The Simplest Way to Defeat Claims Alleging an Invalid Assignment of a Deed of Trust: Judicially Noticeable Documents
Recently, much judicial ink has been deployed writing opinions addressing borrower challenges to foreclosure based on allegations that the deed of trust was not validly assigned to the foreclosing lender.
Earlier this year, the California Supreme Court weighed in on the issue in its Yvanova decision, reviewed on Money and Dirt here: California Supreme Court: Borrowers Have Standing to Allege Wrongful Foreclosure Based on Void Assignment of Note. In Yvanova, the Supreme Court ruled that a borrower had standing to allege wrongful foreclosure where the foreclosure sale had already occurred and where the borrower alleged that a prior assignment of the deed of trust was not merely voidable, but void.
Following Yvanova, one Court of Appeal decision — Saterbak — ruled that a borrower can only challenge the validity of a deed of trust assignment if the foreclosure sale had already occurred. The Saterbak decision was reviewed on Money and Dirt here: Court of Appeal Rules on “Standing to Challenge Foreclosure” Issues Left Unaddressed by Yvanova.
The Yvanova and Saterbak opinions zero in on some of the complicated legal issues surrounding “invalid assignment” claims — e.g., the critical distinction between “void” and “voidable” transactions, and the difference between a preemptive attack on an assignment versus a similar attack made after foreclosure.
But a recent opinion by another California Court of Appeal (First District in San Francisco) — Brown v. Deutsche Bank National Trust Co. — shows that sometimes “invalid assignment” claims can be decided on much more straightforward factual grounds: judicially noticeable documents.
The facts: borrower defaults on loan, asserts “invalid assignment” argument to stop impending foreclosure sale
The borrower obtained a $450,000 loan in 2004, secured by real property in Oakland. The original lender was Washington Mutual (“WaMu”). After WaMu failed in 2008, the FDIC was appointed its receiver and agreed to sell many of WaMu’s assets to JP Morgan Chase Bank (“Chase”), as memorialized in a September 2008 Purchase and Assumption Agreement. Pursuant to that Agreement, Chase became the holder of the borrower’s deed of trust.
In March 2011, the trustee recorded a notice of default. The next month, Chase assigned the deed of trust to Deutsche Bank. Two months later, the trustee recorded a notice of sale.
The borrower sued, seeking to stop the trustee’s sale based on allegations that the assignment to Deutsche Bank was invalid.
The trial court’s ruling
The trial court sustained Deutsche Bank’s demurrer and dismissed the case.
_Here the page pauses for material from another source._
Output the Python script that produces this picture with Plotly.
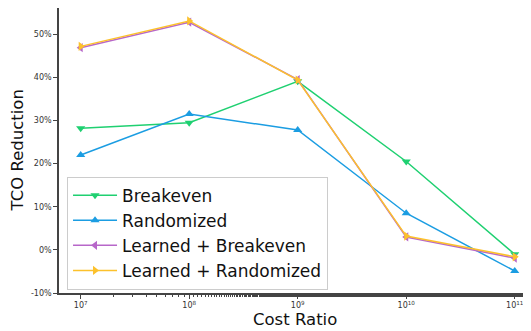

The court based its ruling on three grounds:
(1) the claims were barred as a matter of law because “invalid assignment” claims can be asserted only after a completed foreclosure sale;
(2) the borrower lacked standing to challenge the assignment; and
(3) the judicially noticeable documents submitted by Deutsche Bank showed the assignment, in fact, was valid.
The borrower appealed.
The court of appeal’s opinion
The court of appeal addressed, but ultimately sidestepped, the trial court’s first two legal grounds for sustaining the demurrer.
The court acknowledged some decisions — like Saterbak — holding that borrowers cannot bring “preemptive” attacks on the assignment of a deed of trust before a foreclosure sale.
But, the court observed, the California Supreme Court expressly declined to rule on that issue in Yvanova. Moreover, the court held, the reasoning in Yvanova “raises the distinct possibility that our state Supreme Court would conclude that borrowers have a sufficient injury, even if less severe, to confer standing to bring similar allegations before the sale.”
Ultimately, the court held that it did not need to weigh in on this evolving legal issue, because there was a much simpler way to resolve the case.
The court observed that the judicially noticeable documents submitted by Deutsche Bank with its demurrer (which included foreclosure-related documents, filings from prior lawsuits involving the borrower, and the critical assignment documentation) directly contradicted the borrower’s claims.
Based on these judicially noticeable documents, the court affirmed the trial court’s judgment of dismissal.
The issue of whether and how a borrower can attack the validity of a lender’s assignment of a deed of trust is a rapidly evolving area of the law involving complex concepts relating to “standing” and public policy. The comments by the court in Brown suggest that California Courts of Appeal have differing views on whether a borrower can assert such a claim preemptively (before a foreclosure sale). The Supreme Court may ultimately have to decide that issue.
But the Brown decision illustrates that sometimes these cases can be won or lost based on their simple facts. When those facts are subject to judicial notice and directly contradict the borrower’s claims, the claims can be defeated without confronting the more interesting legal issues.